This article is the introduction to a series of pieces on the Sahara Desert. In this piece the author assesses the idea of emptiness and how this has come to be seen as a threat in international politics. In the words of Jonathan Swift, “So Geographers in Afric-maps With Savage-Pictures fill their Gaps”
By Jack Hamilton, 23 Dec, 2011
Emptiness is both romanticised and feared. In this sense deserts serve as a geographical blank canvas upon which cultural and political views can be painted. It is this fear of the unknown that ebbs into contemporary political and cultural tropes on the Sahara Desert.
Grazing from Mauritania in the West through the hinterlands of Mali, Algeria and Niger, to the Tibesti mountains of Chad towards the northern states of Nigeria, this is the land which has been described as the ‘swamp of terror’: the Sahara-Sahel. The narrative of this terrain has drifted from romantic imaginings of nomadic caravans and peaceful Sufism towards depictions of drug smuggling routes and sandy bastions of violent Islamism threatening the West. When did the ‘nomads’ become ‘terrorists’?
Security for the Insecure
The increased militarisation of the region makes it important to question how this shift in language has come about since the relatively brief introduction of the Global War on Terror (GWoT) to the area and the reasons as to why this occurred. The current rhetoric used to describe the threat of Al-Qaeda in the Islamic Maghreb (AQIM) is predicated upon previous linguistic constructions of the Sahara as well as the more recent tropes of the GWoT to create a threat far surpassing the capabilities of the small group in the desert.
That is not to say that AQIM does not exist and is not a threat. It is instead the assertion that the Sahara should be viewed as a diverse region in itself and not merely lumped into the cartography of insecurity put forward under the GWoT.
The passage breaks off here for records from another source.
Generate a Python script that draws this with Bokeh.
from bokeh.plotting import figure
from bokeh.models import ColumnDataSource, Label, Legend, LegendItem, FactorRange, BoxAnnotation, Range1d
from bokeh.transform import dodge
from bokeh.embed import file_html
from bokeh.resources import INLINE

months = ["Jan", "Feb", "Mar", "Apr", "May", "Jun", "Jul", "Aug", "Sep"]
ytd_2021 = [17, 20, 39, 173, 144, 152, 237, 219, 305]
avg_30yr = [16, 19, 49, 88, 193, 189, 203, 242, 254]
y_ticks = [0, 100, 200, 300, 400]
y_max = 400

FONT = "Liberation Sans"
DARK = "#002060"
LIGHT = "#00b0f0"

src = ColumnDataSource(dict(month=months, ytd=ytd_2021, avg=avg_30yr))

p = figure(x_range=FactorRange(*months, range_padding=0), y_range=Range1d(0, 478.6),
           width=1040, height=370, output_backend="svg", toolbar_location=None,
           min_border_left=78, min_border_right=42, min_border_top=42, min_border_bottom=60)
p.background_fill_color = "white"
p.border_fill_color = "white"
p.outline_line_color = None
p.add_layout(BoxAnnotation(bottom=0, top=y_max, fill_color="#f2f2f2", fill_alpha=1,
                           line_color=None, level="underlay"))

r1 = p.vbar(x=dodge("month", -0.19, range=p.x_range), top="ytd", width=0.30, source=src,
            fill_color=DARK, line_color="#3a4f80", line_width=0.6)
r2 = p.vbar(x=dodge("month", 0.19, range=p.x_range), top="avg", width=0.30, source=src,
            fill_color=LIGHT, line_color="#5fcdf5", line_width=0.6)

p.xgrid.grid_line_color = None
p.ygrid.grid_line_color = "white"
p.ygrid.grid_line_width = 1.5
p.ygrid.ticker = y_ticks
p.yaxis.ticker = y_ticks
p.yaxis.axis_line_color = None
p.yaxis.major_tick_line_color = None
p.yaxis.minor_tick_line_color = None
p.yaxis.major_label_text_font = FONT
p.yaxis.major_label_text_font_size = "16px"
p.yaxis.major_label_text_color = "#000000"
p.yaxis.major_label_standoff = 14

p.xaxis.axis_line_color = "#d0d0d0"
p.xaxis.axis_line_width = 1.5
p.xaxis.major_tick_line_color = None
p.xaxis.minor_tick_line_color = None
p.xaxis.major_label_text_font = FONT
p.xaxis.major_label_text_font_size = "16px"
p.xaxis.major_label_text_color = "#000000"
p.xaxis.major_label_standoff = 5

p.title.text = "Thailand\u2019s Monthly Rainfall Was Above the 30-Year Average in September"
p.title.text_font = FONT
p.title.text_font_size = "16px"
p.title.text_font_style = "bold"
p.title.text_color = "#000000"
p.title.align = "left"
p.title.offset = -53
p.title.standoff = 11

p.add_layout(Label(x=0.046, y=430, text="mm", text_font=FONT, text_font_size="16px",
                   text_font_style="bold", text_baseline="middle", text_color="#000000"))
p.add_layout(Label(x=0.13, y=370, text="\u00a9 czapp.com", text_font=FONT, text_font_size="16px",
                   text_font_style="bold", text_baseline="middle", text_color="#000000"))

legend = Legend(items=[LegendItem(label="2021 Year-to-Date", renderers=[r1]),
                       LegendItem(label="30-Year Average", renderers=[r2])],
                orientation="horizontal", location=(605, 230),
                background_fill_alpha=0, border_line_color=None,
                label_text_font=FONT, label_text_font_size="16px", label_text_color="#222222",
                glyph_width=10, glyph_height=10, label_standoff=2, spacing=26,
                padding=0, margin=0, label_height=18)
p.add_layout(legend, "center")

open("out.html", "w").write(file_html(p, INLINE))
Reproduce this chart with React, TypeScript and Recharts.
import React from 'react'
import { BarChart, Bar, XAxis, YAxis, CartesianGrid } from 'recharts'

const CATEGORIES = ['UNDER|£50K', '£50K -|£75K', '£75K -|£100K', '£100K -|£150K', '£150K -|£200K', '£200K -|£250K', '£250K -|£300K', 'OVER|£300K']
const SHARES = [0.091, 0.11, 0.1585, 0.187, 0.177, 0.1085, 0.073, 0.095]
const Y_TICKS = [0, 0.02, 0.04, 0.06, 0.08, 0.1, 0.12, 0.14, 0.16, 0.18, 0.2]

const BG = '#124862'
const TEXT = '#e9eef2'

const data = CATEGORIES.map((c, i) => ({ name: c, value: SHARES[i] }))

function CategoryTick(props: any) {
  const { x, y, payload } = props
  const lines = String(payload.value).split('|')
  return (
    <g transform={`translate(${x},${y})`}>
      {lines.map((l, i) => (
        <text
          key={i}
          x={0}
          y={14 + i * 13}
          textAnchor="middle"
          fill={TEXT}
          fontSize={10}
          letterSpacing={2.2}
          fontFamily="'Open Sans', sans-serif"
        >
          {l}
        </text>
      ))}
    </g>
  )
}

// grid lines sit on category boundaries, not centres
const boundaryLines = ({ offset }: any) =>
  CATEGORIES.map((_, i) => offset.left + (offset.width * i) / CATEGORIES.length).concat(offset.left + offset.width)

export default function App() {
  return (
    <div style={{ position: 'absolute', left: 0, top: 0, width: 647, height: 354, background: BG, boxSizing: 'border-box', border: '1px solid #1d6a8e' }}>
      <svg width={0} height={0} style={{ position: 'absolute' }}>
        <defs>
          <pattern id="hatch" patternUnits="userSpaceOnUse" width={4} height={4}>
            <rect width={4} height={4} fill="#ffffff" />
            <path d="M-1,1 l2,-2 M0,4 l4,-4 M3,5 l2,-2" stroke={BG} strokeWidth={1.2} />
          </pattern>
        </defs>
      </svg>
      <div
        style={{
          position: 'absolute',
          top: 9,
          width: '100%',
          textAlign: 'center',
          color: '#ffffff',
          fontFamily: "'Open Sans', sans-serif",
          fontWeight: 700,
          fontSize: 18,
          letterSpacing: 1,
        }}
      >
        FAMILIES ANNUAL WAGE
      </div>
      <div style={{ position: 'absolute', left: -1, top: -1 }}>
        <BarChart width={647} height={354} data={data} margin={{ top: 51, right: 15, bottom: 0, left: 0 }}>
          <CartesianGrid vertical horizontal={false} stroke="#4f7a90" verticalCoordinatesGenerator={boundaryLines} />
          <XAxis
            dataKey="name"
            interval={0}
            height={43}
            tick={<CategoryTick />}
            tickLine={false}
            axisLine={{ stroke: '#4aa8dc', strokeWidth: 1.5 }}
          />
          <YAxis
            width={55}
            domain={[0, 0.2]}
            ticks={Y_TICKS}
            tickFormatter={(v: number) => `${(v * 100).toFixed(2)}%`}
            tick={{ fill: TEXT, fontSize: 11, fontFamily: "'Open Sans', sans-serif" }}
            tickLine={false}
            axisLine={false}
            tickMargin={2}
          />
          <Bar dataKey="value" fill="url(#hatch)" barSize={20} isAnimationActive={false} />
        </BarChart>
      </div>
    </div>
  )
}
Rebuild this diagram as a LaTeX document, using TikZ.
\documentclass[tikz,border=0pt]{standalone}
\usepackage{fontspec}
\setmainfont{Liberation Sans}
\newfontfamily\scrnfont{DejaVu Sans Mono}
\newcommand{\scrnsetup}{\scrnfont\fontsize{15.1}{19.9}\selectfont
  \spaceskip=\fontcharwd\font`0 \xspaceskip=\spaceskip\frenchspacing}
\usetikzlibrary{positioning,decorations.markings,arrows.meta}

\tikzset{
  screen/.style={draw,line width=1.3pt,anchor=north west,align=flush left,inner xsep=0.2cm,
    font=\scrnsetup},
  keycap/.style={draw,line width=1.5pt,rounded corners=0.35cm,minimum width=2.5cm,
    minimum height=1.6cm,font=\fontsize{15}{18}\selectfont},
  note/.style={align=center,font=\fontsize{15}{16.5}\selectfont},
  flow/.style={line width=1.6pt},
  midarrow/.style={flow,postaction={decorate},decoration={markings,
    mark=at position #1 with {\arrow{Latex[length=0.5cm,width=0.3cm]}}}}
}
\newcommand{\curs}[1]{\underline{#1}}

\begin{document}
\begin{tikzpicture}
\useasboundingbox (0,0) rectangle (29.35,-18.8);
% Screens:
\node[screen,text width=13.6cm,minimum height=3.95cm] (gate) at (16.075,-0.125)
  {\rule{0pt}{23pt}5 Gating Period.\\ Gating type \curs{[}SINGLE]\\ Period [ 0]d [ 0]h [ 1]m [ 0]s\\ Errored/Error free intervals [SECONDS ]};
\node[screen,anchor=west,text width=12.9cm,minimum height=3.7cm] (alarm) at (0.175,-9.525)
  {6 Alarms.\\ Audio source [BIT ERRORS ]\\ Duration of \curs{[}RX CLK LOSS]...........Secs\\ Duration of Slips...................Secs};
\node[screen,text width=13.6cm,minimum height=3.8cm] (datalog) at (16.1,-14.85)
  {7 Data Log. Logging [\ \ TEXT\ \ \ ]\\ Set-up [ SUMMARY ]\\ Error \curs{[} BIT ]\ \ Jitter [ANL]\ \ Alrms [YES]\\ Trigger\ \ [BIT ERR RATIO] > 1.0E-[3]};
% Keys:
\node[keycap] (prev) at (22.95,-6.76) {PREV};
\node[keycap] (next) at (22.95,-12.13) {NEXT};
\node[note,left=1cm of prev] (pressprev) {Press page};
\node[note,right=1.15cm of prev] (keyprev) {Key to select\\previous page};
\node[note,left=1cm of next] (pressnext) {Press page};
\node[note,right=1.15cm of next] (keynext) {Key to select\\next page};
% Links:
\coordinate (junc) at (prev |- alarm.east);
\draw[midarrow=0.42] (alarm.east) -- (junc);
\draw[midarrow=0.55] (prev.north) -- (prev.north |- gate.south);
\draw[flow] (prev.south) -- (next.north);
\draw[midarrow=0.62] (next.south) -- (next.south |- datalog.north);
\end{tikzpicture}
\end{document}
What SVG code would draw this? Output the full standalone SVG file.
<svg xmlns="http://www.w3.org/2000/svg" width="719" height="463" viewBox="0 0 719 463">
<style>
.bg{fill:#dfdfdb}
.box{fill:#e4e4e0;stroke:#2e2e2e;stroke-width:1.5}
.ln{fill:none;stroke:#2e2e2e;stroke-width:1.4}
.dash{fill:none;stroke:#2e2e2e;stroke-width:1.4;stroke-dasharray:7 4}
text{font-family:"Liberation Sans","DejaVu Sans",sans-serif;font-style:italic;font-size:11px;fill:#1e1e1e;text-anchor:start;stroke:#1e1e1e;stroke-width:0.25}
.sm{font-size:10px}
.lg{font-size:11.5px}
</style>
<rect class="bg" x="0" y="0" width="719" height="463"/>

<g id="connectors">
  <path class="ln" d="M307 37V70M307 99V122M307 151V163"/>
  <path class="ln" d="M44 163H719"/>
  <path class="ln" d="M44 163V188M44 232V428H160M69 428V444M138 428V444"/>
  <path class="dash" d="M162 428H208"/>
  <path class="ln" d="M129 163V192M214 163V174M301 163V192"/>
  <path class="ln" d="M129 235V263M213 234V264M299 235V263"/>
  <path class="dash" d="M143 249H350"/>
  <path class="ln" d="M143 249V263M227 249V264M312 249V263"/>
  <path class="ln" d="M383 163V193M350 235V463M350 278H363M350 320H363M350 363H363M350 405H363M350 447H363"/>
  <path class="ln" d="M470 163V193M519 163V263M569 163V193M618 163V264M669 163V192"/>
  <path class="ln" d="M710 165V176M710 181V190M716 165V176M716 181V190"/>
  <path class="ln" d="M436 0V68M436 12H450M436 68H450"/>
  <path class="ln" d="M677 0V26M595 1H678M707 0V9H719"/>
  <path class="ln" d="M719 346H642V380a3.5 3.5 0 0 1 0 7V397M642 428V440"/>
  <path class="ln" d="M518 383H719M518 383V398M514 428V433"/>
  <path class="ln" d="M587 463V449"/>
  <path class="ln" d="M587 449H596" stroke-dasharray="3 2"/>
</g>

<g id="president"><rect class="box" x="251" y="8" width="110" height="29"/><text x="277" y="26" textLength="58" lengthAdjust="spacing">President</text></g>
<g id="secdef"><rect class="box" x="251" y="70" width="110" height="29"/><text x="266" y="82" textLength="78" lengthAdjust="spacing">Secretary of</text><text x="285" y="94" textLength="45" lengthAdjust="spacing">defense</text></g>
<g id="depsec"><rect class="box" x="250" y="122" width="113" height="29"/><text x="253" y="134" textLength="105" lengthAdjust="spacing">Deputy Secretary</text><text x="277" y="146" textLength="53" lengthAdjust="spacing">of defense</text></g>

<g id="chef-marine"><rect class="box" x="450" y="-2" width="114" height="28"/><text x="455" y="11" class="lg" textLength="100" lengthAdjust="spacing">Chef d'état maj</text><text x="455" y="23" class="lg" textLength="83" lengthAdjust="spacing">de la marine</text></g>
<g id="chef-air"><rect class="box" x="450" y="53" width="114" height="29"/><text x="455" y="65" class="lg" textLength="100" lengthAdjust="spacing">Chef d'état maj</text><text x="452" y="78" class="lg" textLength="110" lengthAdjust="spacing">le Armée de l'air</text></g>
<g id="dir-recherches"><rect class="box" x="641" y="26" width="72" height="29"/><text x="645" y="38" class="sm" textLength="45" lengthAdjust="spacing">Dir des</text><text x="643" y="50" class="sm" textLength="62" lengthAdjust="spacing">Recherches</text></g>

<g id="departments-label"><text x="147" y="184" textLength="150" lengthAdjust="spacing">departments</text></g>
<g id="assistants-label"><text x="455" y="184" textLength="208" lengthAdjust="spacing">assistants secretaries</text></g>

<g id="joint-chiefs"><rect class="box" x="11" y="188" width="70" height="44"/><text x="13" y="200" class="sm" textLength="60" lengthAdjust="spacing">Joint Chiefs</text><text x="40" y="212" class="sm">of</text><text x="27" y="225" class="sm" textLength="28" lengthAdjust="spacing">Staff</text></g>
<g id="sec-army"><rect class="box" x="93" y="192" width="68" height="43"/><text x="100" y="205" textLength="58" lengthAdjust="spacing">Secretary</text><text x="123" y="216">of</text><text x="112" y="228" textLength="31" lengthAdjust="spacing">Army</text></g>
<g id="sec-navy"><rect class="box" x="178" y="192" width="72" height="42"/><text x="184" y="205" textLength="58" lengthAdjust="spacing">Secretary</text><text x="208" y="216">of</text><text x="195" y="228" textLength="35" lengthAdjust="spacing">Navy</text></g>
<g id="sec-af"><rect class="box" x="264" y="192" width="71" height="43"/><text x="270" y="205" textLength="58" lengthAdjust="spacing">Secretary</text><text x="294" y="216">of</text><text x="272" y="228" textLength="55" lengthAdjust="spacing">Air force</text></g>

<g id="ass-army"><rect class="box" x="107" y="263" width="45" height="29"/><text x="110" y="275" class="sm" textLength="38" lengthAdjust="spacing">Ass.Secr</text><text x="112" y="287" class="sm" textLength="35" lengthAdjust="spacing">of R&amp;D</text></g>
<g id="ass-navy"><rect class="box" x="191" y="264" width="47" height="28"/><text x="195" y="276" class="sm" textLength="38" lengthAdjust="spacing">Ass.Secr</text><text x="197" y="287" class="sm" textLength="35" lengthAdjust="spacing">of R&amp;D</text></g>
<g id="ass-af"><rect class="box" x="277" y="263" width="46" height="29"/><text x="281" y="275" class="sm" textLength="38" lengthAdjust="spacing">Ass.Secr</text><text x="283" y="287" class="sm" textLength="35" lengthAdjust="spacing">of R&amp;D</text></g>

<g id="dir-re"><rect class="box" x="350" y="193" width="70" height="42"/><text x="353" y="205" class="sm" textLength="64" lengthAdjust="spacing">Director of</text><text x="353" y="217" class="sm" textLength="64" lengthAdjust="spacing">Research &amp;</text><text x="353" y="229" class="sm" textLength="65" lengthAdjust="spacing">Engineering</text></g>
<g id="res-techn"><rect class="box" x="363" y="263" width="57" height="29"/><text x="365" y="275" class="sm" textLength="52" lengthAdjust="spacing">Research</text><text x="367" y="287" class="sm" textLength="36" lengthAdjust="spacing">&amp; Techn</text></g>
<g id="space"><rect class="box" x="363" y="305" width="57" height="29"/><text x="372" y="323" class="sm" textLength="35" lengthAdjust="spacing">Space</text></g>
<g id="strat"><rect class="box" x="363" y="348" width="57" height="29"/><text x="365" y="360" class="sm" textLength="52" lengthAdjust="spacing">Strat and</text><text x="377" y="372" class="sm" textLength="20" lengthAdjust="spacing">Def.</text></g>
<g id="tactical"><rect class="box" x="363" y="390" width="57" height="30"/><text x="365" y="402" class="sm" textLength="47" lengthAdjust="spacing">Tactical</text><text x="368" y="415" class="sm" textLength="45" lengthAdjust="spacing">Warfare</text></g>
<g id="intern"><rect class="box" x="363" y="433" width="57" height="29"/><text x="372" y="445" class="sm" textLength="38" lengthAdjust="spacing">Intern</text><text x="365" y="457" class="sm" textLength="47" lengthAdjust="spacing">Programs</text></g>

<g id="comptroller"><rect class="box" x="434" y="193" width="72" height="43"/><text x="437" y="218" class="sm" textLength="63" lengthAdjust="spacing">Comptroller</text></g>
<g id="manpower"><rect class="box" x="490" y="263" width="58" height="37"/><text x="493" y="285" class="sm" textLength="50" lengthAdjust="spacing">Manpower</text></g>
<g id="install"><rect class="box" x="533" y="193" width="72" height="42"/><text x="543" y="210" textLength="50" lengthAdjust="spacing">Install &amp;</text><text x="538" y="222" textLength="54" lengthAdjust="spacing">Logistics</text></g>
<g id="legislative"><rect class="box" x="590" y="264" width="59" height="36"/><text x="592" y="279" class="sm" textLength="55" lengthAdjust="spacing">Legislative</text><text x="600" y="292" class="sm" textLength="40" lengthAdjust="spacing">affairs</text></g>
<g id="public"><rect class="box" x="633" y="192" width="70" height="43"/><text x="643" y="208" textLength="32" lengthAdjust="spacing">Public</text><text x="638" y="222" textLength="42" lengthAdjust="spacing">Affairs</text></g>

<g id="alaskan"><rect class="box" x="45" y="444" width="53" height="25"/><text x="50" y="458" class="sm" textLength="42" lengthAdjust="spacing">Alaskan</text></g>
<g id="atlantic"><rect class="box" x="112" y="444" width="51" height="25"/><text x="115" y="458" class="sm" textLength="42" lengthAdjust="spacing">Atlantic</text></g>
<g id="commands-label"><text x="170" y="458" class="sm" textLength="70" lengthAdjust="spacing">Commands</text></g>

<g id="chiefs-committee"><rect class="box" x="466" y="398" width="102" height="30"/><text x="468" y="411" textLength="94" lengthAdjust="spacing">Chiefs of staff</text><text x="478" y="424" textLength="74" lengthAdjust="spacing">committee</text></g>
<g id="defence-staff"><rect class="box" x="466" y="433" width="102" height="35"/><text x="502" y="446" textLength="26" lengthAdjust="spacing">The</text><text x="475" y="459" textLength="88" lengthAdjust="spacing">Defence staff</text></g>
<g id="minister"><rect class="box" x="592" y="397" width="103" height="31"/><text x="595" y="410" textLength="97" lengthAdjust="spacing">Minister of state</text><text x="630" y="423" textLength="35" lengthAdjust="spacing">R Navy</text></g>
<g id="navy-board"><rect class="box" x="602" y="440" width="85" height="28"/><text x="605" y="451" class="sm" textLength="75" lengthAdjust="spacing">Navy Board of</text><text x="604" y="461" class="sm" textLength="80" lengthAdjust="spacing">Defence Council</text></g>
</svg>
The Blank Canvas of the Desert
For centuries the unknown hinterlands of the Sahara have been imagined with colourful representations of nomads riding exotic beasts and African kings holding up the famed golden wealth of Africa in their hands.[i]
Defined by its emptiness, religion, wealth and potential threat, the lands to the south of the Mediterranean existed not as a discrete entity but an ebbing shore (or in Arabic, a Sahel) to other civilisations. Such images have faded but the narratives remain. The ‘shore’ now borders a ‘swamp of terror’[ii] that is perceived to traverse the globe, sustained by religion and poverty, to create the cartography of insecurity.
The decision to undertake a war in the Sahara may have been inherently political but the success of the messages of the Global War on Terror have relied on pre-existing tropes synonymous with Africa and the Sahara in particular. The historian, E. Ann McDougall claims that ‘the Sahara has served the West as a canvas on which to paint its greed, fears and ambitions’[iii]. It is upon this cartographic canvas that a small group in the Sahara-Sahel has been constructed as a direct threat to the West.
Depictions of the Sahara centre on the notion of emptiness. Maps show a land derelict of flora and fauna that isn’t delineated as being ‘North Africa’ nor can it be ‘Sub-Saharan Africa’ by definition. It exists in the margins as it is seen as a margin in itself: a geographical ‘other’. This drought of definitions has been extended into the narratives surrounding the Sahara-Sahel in the GWoT.
Deprived of distinguishing characteristics it has come to be defined by associations, geographical and rhetorical, to explain a region that is simultaneously devoid of life but teeming with insecurity. It is therefore necessary to locate the Sahara-Sahel within the narratives of the GWoT to see where they interact with the ‘Savage-pictures’ to fill this geographical and rhetorical gap.
In this series the ‘emptiness’ of the Sahara will be evaluated by assessing the threat of al-Qaeda in the Islamic Maghreb in comparison to the forces being deployed to fight against them. The next article will assess the position of the Sahara in the Global War on Terror and place the region within the global cartography of insecurity.
[i] This most famous of these pictures is in the Catalan Atlas published in 1356, drawn by Abraham Cresques. The original is in the Bibliotheque Nationale, Paris and can be also found on the internet at: http://www.georgeglazer.com/maps/world/catalanenane.html. accessed on 28 August 2011.
[ii] Powell, ‘Swamp of Terror in the Sahara’.
[iii] E. Ann McDougall, ‘Constructing Emptiness: Islam, Violence and Terror in the Historical Making of the Sahara’, Journal of Contemporary African Studies, 25 (1: 2007), p. 17.